The Holocaust is one of the most well-known atrocities, and the actions involved in both the Holocaust and the Cambodian genocide are very similar and different in many ways. In both cases, a seemingly trustworthy leader ends up betraying his own people to create their twisted version of a utopia. Once in power, both genocide leaders manipulated the citizens and even used to educational system as an easy way to brainwash and manipulate the youth. Both created chains of labor and death camps to kill their victims of either starvation, disease, or exhaustion. The Holocaust and the Cambodian Genocide tore relationships apart until brothers were forced to turn on brothers  (“Why Should We Remember?”). Although the Holocaust and the Cambodian Genocide have very similar aspects, there are also differences. For example, Pol Pot’s goal was to restart at “Year Zero”, while Adolf Hitler planned to advance Germany. As the article “Past Still Haunts Khmer Genocide Survivor” by Antonio Graceffo states, a pronounced difference between the Holocaust and The Cambodian genocide is that in the Cambodian genocide “not a single Khmer was excluded from participation in the genocide. Every single Khmer, living in Cambodia between 1975 and 1979 was a victim, a perpetrator, or both” (Graceffo).  In the Cambodian Genocide, there were no bystanders. There were only sufferers and those that caused the suffering. In Cambodia everyone was out to get everyone else and there was no telling who could be trusted. On the other hand, in the Holocaust, the Nazis specifically targeted distinct groups of people while onlookers turned a blind eye. While mainly Jewish and other groups of citizens were murdered by the Germans, Khmer citizens were killed by other Khmers. Due to the fact that Germany was a world power before the Holocaust and World War II, the involvement of the rest of the world was greater than the world’s involvement in Cambodia. While the Cambodian genocide was occurring, outside countries were hesitant to get involved because Cambodia was not powerful enough to be a threat, so it may not have been a priority to other countries. Needless to say, both the Holocaust and the Cambodian Genocide, like all genocides, have one major aspect in common: the only result is death and utter destruction (“Why Should We Remember?”).

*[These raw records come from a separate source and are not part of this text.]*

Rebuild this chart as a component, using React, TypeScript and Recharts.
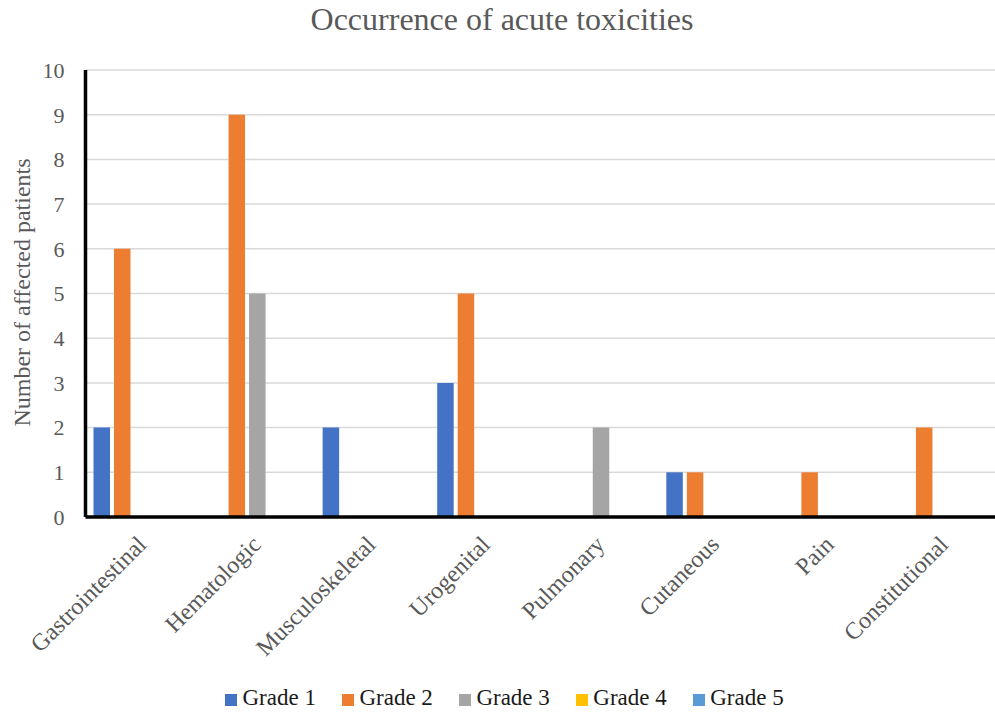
import React from 'react';
import { BarChart, Bar, XAxis, YAxis, CartesianGrid, Legend } from 'recharts';

const categories = ['Gastrointestinal', 'Hematologic', 'Musculoskeletal', 'Urogenital', 'Pulmonary', 'Cutaneous', 'Pain', 'Constitutional'];
const grade1 = [2, 0, 2, 3, 0, 1, 0, 0];
const grade2 = [6, 9, 0, 5, 0, 1, 1, 2];
const grade3 = [0, 5, 0, 0, 2, 0, 0, 0];
const grade4 = [0, 0, 0, 0, 0, 0, 0, 0];
const grade5 = [0, 0, 0, 0, 0, 0, 0, 0];
const seriesNames = ['Grade 1', 'Grade 2', 'Grade 3', 'Grade 4', 'Grade 5'];
const seriesColors = ['#4472C4', '#ED7D31', '#A5A5A5', '#FFC000', '#5B9BD5'];
const yTicks = [0, 1, 2, 3, 4, 5, 6, 7, 8, 9, 10];
const title = 'Occurrence of acute toxicities';
const yLabel = 'Number of affected patients';

const seriesValues = [grade1, grade2, grade3, grade4, grade5];
const data = categories.map((c, i) => {
  const row: Record<string, string | number> = { category: c };
  seriesNames.forEach((n, k) => {
    row[n] = seriesValues[k][i];
  });
  return row;
});

const FONT = "'Liberation Serif', 'Times New Roman', serif";
const TEXT = '#595959';

const XTick = (props: any) => {
  const { x, y, payload } = props;
  const ax = x + 5;
  const ay = y + 29;
  return (
    <text
      x={ax}
      y={ay}
      textAnchor="end"
      transform={`rotate(-45, ${ax}, ${ay})`}
      fill={TEXT}
      fontSize={24}
      fontFamily={FONT}
    >
      {payload.value}
    </text>
  );
};

const LegendContent = () => (
  <div style={{ display: 'flex', height: 24, alignItems: 'center', fontFamily: FONT, fontSize: 23, lineHeight: '24px', color: '#1a1a1a' }}>
    {seriesNames.map((n, i) => (
      <div key={n} style={{ display: 'flex', alignItems: 'center', marginRight: 26 }}>
        <span style={{ display: 'inline-block', width: 12, height: 12, background: seriesColors[i], marginRight: 5.5, position: 'relative', top: 2 }} />
        <span>{n}</span>
      </div>
    ))}
  </div>
);

export default function App() {
  return (
    <div style={{ position: 'fixed', left: 0, top: 0, width: 995, height: 713, overflow: 'hidden', background: '#fff' }}>
      <BarChart
        width={1010}
        height={713}
        data={data}
        margin={{ top: 70, right: 8, bottom: 0, left: 0 }}
        barGap={4}
        barSize={16.5}
      >
        <CartesianGrid vertical={false} stroke="#d9d9d9" strokeWidth={1.5} />
        <XAxis
          dataKey="category"
          interval={0}
          tickLine={false}
          tickSize={0}
          tickMargin={0}
          axisLine={{ stroke: '#000', strokeWidth: 3.5 }}
          height={172}
          tick={<XTick />}
        />
        <YAxis
          domain={[0, 10]}
          ticks={yTicks}
          interval={0}
          width={85.5}
          tickLine={false}
          tickSize={0}
          tickMargin={21}
          axisLine={{ stroke: '#000', strokeWidth: 3.5 }}
          tick={{ fill: TEXT, fontSize: 22, fontFamily: FONT }}
        />
        {seriesNames.map((n, i) => (
          <Bar key={n} dataKey={n} fill={seriesColors[i]} isAnimationActive={false} />
        ))}
        <Legend
          verticalAlign="bottom"
          content={<LegendContent />}
          wrapperStyle={{ left: 225, top: 686, width: 700 }}
        />
      </BarChart>
      <svg width={995} height={713} style={{ position: 'absolute', left: 0, top: 0, pointerEvents: 'none' }}>
        <text x={502} y={30} textAnchor="middle" fill={TEXT} fontSize={32} fontFamily={FONT}>
          {title}
        </text>
        <text
          x={30}
          y={292.5}
          textAnchor="middle"
          transform="rotate(-90, 30, 292.5)"
          fill={TEXT}
          fontSize={24}
          fontFamily={FONT}
        >
          {yLabel}
        </text>
      </svg>
    </div>
  );
}
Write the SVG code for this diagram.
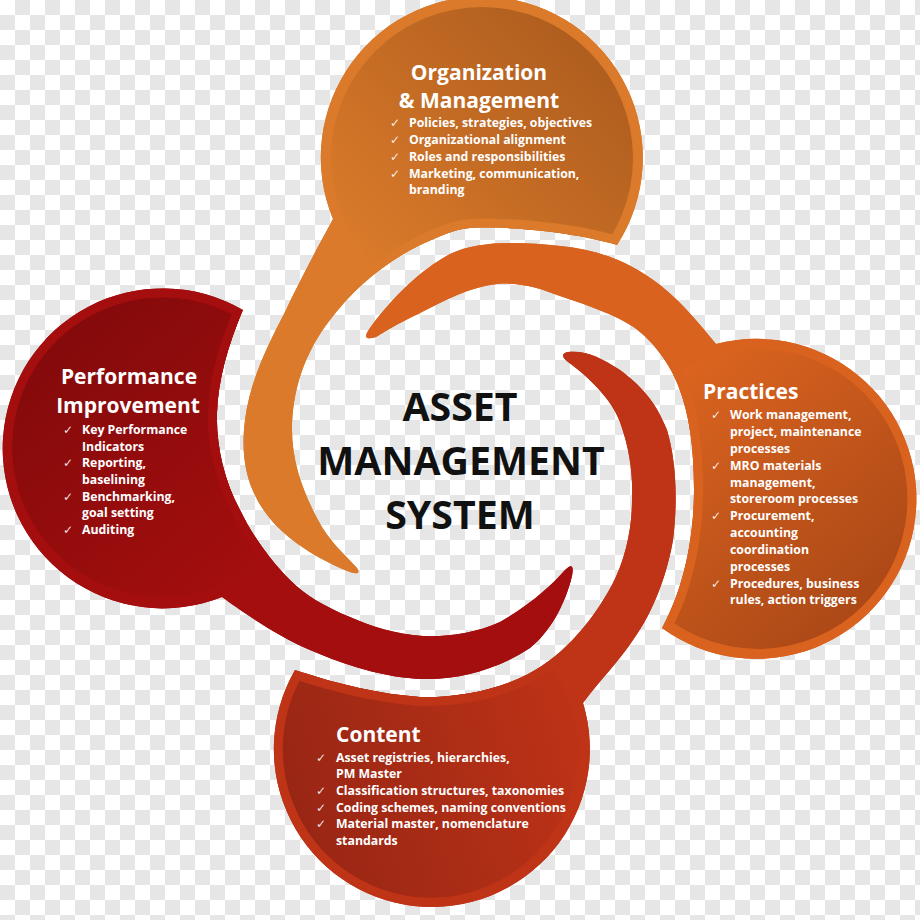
<svg xmlns="http://www.w3.org/2000/svg" xmlns:xlink="http://www.w3.org/1999/xlink" width="920" height="920" viewBox="0 0 920 920">
<style>
.t{font-family:"Open Sans","Liberation Sans",sans-serif;font-weight:700;fill:#fff}
.h{font-size:21px}
.b{font-size:12.3px}
.ck{font-family:"DejaVu Sans",sans-serif;font-size:12px;fill:#fff;fill-opacity:0.9}
.c{font-family:"Open Sans","Liberation Sans",sans-serif;font-weight:700;font-size:39.3px;fill:#111;text-anchor:middle}
</style>
<defs>
<pattern id="checker" width="30" height="30" patternUnits="userSpaceOnUse">
<rect width="30" height="30" fill="#fff"/>
<rect x="15" width="15" height="15" fill="#e6e6e6"/>
<rect y="15" width="15" height="15" fill="#e6e6e6"/>
</pattern>
<path id="p-org" d="M 617 245 A 161 161 0 1 0 333 219 C 320 243 300 280 285 312 C 268 345 250 380 245 420 C 240 460 248 488 265 512 C 285 540 320 560 350 572 Q 362 576 357 568 C 345 555 328 540 318 520 C 303 492 292 462 292 430 C 292 390 305 352 330 320 C 352 290 385 262 420 245 C 440 236 455 229 470 228 C 510 226 575 232 617 245 Z"/>
<path id="p-prac" d="M 662 628 A 160 160 0 1 0 716 344 C 700 325 685 305 660 285 C 630 262 600 250 560 246 C 520 242 480 240 450 254 C 420 270 390 300 370 328 Q 360 342 376 337 C 390 328 405 320 420 313 C 445 300 470 287 497 284 C 520 282 540 288 560 296 C 590 306 615 315 632 326 C 650 338 668 360 678 385 C 690 415 694 450 694 490 C 694 540 683 590 662 628 Z"/>
<path id="p-cont" d="M 295 670 A 158 158 0 1 0 583 703 C 600 680 620 660 633 640 C 655 610 668 570 673 540 C 678 500 676 460 667 430 C 655 400 640 385 620 370 C 600 357 585 350 568 352 Q 558 354 568 362 C 590 378 612 400 620 422 C 630 450 633 475 632 500 C 632 530 625 560 612 585 C 590 625 560 660 520 678 C 490 692 450 698 420 697 C 380 694 340 685 295 670 Z"/>
<path id="p-perf" d="M 243 310 A 160 160 0 1 0 222 597 C 240 610 275 635 310 650 C 345 665 385 678 423 679 C 460 680 500 668 530 648 C 550 632 565 605 572 576 Q 575 560 565 570 C 552 585 530 605 500 622 C 475 633 450 637 423 636 C 395 634 370 626 350 617 C 325 607 305 595 290 580 C 270 560 252 535 240 510 C 224 480 216 445 217 413 C 218 380 228 345 243 310 Z"/>
<clipPath id="c-org"><use xlink:href="#p-org"/></clipPath>
<clipPath id="c-prac"><use xlink:href="#p-prac"/></clipPath>
<clipPath id="c-cont"><use xlink:href="#p-cont"/></clipPath>
<clipPath id="c-perf"><use xlink:href="#p-perf"/></clipPath>
<linearGradient id="g-org" x1="0.15" y1="0.85" x2="0.9" y2="0.1"><stop offset="0" stop-color="#d97a2a"/><stop offset="1" stop-color="#ad5c1e"/></linearGradient>
<linearGradient id="g-prac" x1="0.2" y1="0.15" x2="0.85" y2="0.9"><stop offset="0" stop-color="#d9631f"/><stop offset="1" stop-color="#ab4817"/></linearGradient>
<linearGradient id="g-cont" x1="1" y1="0.3" x2="0" y2="0.6"><stop offset="0" stop-color="#be3317"/><stop offset="1" stop-color="#982614"/></linearGradient>
<linearGradient id="g-perf" x1="0.85" y1="0.9" x2="0.15" y2="0.1"><stop offset="0" stop-color="#a40e0e"/><stop offset="1" stop-color="#840a0b"/></linearGradient>
</defs>
<rect width="920" height="920" fill="url(#checker)"/>

<g id="node-org">
<use xlink:href="#p-org" fill="#da7a2a"/>
<circle cx="482" cy="158" r="151" fill="url(#g-org)" clip-path="url(#c-org)"/>
<use xlink:href="#p-org" fill="none" stroke="#da7a2a" stroke-width="18" clip-path="url(#c-org)"/>
<text class="t h" x="479" y="80" text-anchor="middle">Organization</text>
<text class="t h" x="479" y="108" text-anchor="middle">&amp; Management</text>
<text class="ck" x="390" y="127">✓</text><text class="t b" x="409" y="127">Policies, strategies, objectives</text>
<text class="ck" x="390" y="144">✓</text><text class="t b" x="409" y="144">Organizational alignment</text>
<text class="ck" x="390" y="161">✓</text><text class="t b" x="409" y="161">Roles and responsibilities</text>
<text class="ck" x="390" y="178">✓</text><text class="t b" x="409" y="178">Marketing, communication,</text>
<text class="t b" x="409" y="194">branding</text>
</g>

<g id="node-practices">
<use xlink:href="#p-prac" fill="#d9621f"/>
<circle cx="758" cy="499" r="150" fill="url(#g-prac)" clip-path="url(#c-prac)"/>
<use xlink:href="#p-prac" fill="none" stroke="#d9621f" stroke-width="18" clip-path="url(#c-prac)"/>
<text class="t h" x="703" y="399">Practices</text>
<text class="ck" x="711" y="419">✓</text><text class="t b" x="730" y="419">Work management,</text>
<text class="t b" x="730" y="436">project, maintenance</text>
<text class="t b" x="730" y="453">processes</text>
<text class="ck" x="711" y="470">✓</text><text class="t b" x="730" y="470">MRO materials</text>
<text class="t b" x="730" y="487">management,</text>
<text class="t b" x="730" y="503">storeroom processes</text>
<text class="ck" x="711" y="520">✓</text><text class="t b" x="730" y="520">Procurement,</text>
<text class="t b" x="730" y="537">accounting</text>
<text class="t b" x="730" y="554">coordination</text>
<text class="t b" x="730" y="571">processes</text>
<text class="ck" x="711" y="588">✓</text><text class="t b" x="730" y="588">Procedures, business</text>
<text class="t b" x="730" y="604">rules, action triggers</text>
</g>

<g id="node-content">
<use xlink:href="#p-cont" fill="#bf3317"/>
<circle cx="430" cy="750" r="148" fill="url(#g-cont)" clip-path="url(#c-cont)"/>
<use xlink:href="#p-cont" fill="none" stroke="#bf3317" stroke-width="18" clip-path="url(#c-cont)"/>
<text class="t h" x="336" y="742">Content</text>
<text class="ck" x="316" y="762">✓</text><text class="t b" x="336" y="762">Asset registries, hierarchies,</text>
<text class="t b" x="336" y="778">PM Master</text>
<text class="ck" x="316" y="795">✓</text><text class="t b" x="336" y="795">Classification structures, taxonomies</text>
<text class="ck" x="316" y="812">✓</text><text class="t b" x="336" y="812">Coding schemes, naming conventions</text>
<text class="ck" x="316" y="828">✓</text><text class="t b" x="336" y="828">Material master, nomenclature</text>
<text class="t b" x="336" y="845">standards</text>
</g>

<g id="node-performance">
<use xlink:href="#p-perf" fill="#a50e0e"/>
<circle cx="162" cy="447" r="150" fill="url(#g-perf)" clip-path="url(#c-perf)"/>
<use xlink:href="#p-perf" fill="none" stroke="#a50e0e" stroke-width="18" clip-path="url(#c-perf)"/>
<text class="t h" x="129" y="384" text-anchor="middle">Performance</text>
<text class="t h" x="128" y="413" text-anchor="middle">Improvement</text>
<text class="ck" x="63" y="434">✓</text><text class="t b" x="82" y="434">Key Performance</text>
<text class="t b" x="82" y="451">Indicators</text>
<text class="ck" x="63" y="467">✓</text><text class="t b" x="82" y="467">Reporting,</text>
<text class="t b" x="82" y="484">baselining</text>
<text class="ck" x="63" y="501">✓</text><text class="t b" x="82" y="501">Benchmarking,</text>
<text class="t b" x="82" y="517">goal setting</text>
<text class="ck" x="63" y="534">✓</text><text class="t b" x="82" y="534">Auditing</text>
</g>

<g id="node-center">
<text class="c" x="460" y="421">ASSET</text>
<text class="c" x="461" y="475">MANAGEMENT</text>
<text class="c" x="460" y="529">SYSTEM</text>
</g>
</svg>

From 1975 to 1979, Pol Pot and his Khmer Rouge Regime slaughtered religious representatives, educated people, and rebelling citizens in what is now known as the Cambodian Genocide in order to create a corrupt vision of a perfect society (“The Cambodian Genocide”). The Cambodian Genocide is an example of dishonorable power taking a major turn for the worse. Pol Pot had all of the executive power to murder whomever he wished. Millions of innocent lives were lost and damaged because of this unstable government system. Time and time again, leaders turn on their own followers and the rest of the world watches. Learning from past mistakes is a key for survival, but the world cannot seem to get a grip on the understanding that letting mass murders happen while everyone else watches could be the end. Although genocide is a horrendous crime, an even worse crime is allowing it to happen more than once.